--- Data provided ---

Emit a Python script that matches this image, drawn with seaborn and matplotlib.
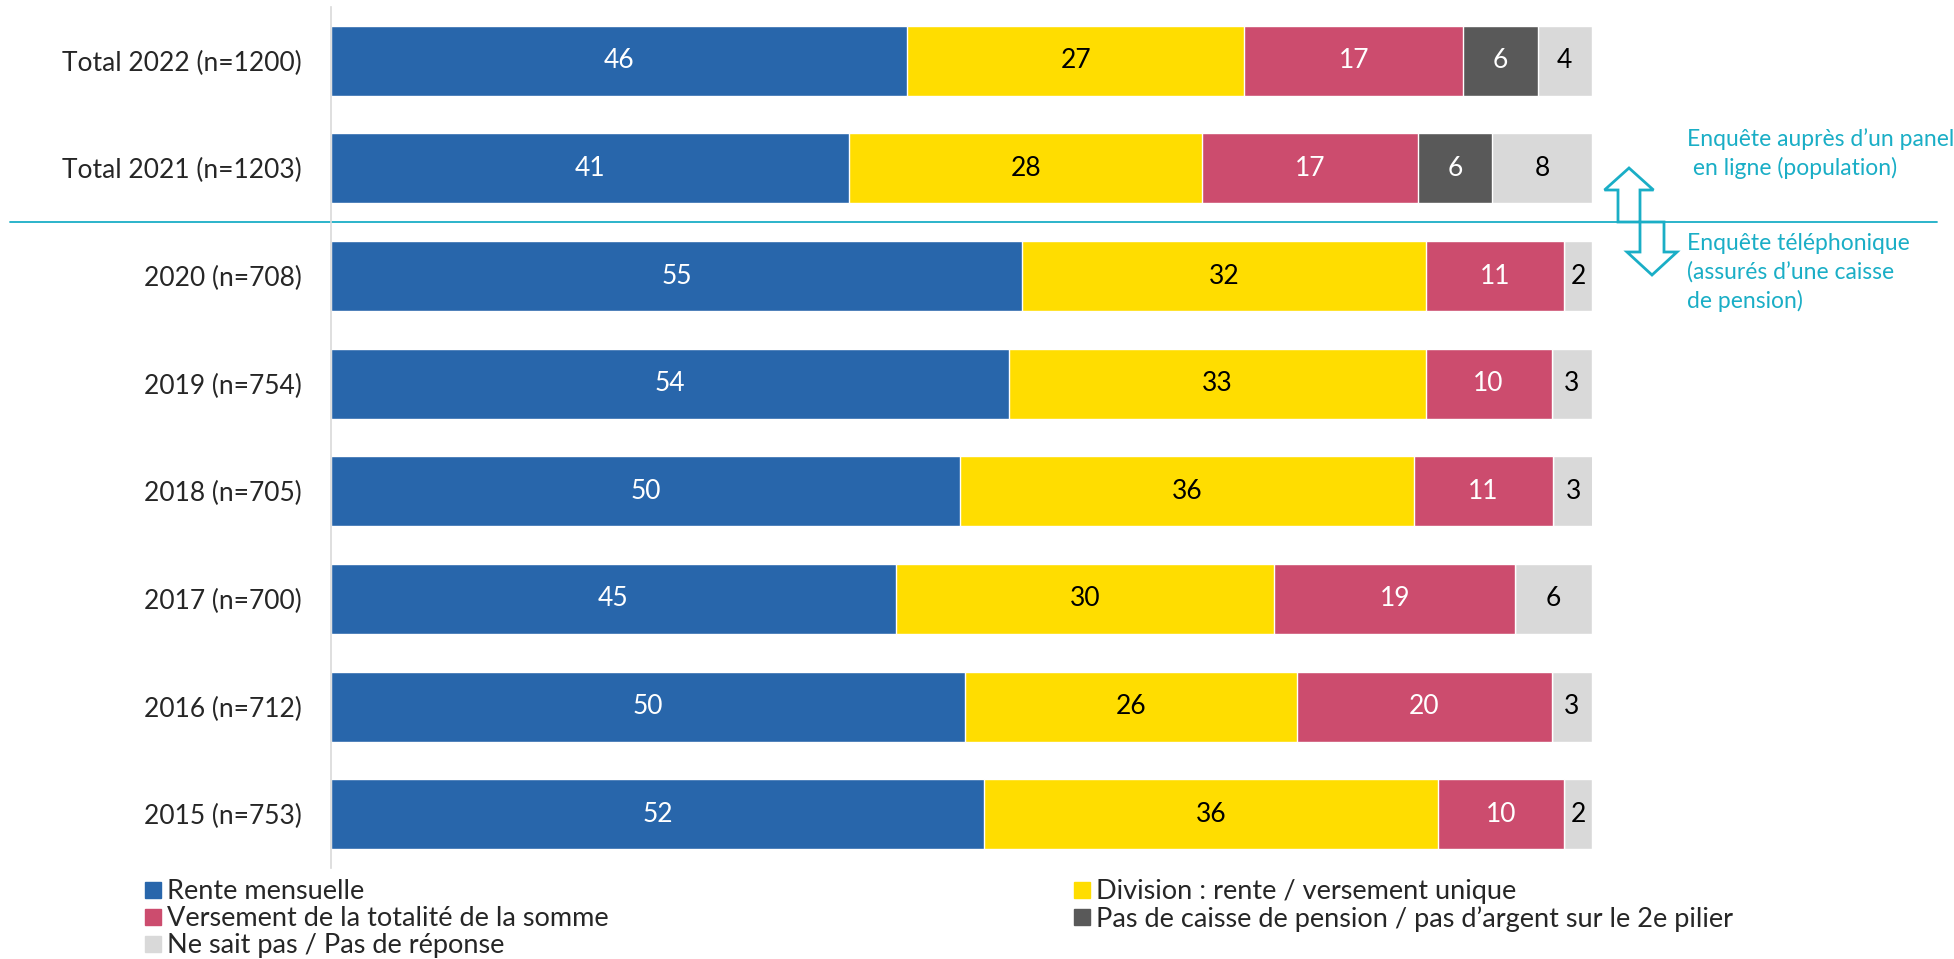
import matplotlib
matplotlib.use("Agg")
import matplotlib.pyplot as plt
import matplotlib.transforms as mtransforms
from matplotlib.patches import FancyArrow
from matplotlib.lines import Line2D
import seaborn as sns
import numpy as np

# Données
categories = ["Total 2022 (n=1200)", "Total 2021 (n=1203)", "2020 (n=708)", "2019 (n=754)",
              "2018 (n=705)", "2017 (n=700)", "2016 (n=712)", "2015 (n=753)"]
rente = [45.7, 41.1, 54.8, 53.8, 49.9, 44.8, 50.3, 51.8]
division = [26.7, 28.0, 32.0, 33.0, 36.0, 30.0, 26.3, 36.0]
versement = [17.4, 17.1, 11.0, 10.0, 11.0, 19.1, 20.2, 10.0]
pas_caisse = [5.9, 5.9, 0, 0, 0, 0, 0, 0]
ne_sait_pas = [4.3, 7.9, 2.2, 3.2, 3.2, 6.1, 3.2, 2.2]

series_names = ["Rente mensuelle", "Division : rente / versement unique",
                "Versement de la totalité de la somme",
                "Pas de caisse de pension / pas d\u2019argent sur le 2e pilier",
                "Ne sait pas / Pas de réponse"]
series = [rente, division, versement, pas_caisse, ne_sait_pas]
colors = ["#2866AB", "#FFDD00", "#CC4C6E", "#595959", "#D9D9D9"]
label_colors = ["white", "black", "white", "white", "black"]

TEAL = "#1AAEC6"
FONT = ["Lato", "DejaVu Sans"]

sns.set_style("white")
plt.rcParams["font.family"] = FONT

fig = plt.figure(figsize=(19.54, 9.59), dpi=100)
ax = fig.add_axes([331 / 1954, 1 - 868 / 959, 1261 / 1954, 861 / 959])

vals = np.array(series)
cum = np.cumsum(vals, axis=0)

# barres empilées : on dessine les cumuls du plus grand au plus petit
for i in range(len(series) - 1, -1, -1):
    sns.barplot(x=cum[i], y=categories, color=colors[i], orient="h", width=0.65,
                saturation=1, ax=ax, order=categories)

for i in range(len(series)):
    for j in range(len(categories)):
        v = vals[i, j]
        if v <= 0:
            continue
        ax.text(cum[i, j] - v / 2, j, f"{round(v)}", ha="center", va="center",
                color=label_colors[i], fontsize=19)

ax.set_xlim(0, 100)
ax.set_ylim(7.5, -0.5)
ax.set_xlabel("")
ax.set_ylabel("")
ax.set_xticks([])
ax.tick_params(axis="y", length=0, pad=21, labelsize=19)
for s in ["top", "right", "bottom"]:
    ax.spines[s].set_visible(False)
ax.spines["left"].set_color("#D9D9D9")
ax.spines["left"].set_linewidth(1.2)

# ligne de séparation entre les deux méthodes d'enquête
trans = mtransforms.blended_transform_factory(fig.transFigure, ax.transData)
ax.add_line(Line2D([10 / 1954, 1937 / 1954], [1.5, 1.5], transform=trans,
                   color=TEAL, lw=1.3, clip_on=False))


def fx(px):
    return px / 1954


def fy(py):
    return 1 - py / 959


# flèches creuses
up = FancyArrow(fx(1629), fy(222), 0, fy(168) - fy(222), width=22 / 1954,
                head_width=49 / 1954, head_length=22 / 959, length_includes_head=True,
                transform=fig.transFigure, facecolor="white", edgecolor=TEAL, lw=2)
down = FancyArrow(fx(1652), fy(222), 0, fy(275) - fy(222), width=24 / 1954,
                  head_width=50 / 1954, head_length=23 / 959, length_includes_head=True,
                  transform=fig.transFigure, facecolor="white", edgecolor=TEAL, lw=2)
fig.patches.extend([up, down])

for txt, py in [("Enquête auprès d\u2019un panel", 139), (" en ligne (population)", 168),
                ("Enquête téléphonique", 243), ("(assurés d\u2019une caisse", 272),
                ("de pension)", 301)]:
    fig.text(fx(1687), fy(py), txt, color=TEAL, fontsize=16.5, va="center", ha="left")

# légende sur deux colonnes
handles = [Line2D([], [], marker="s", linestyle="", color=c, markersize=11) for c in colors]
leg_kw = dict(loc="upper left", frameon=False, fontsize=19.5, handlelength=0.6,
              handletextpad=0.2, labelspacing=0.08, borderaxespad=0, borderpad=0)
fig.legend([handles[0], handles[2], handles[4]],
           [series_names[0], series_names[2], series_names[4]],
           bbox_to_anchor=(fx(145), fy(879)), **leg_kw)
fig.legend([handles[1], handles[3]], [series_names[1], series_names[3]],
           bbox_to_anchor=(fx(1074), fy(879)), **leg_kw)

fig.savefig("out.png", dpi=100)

---

_Your goal:_
Write out again exactly the lines from the start of the data above through the line containing "import numpy as np", inclusive, excluding any pictures.

_Output of the exercise:_
Emit a Python script that matches this image, drawn with seaborn and matplotlib.
import matplotlib
matplotlib.use("Agg")
import matplotlib.pyplot as plt
import matplotlib.transforms as mtransforms
from matplotlib.patches import FancyArrow
from matplotlib.lines import Line2D
import seaborn as sns
import numpy as np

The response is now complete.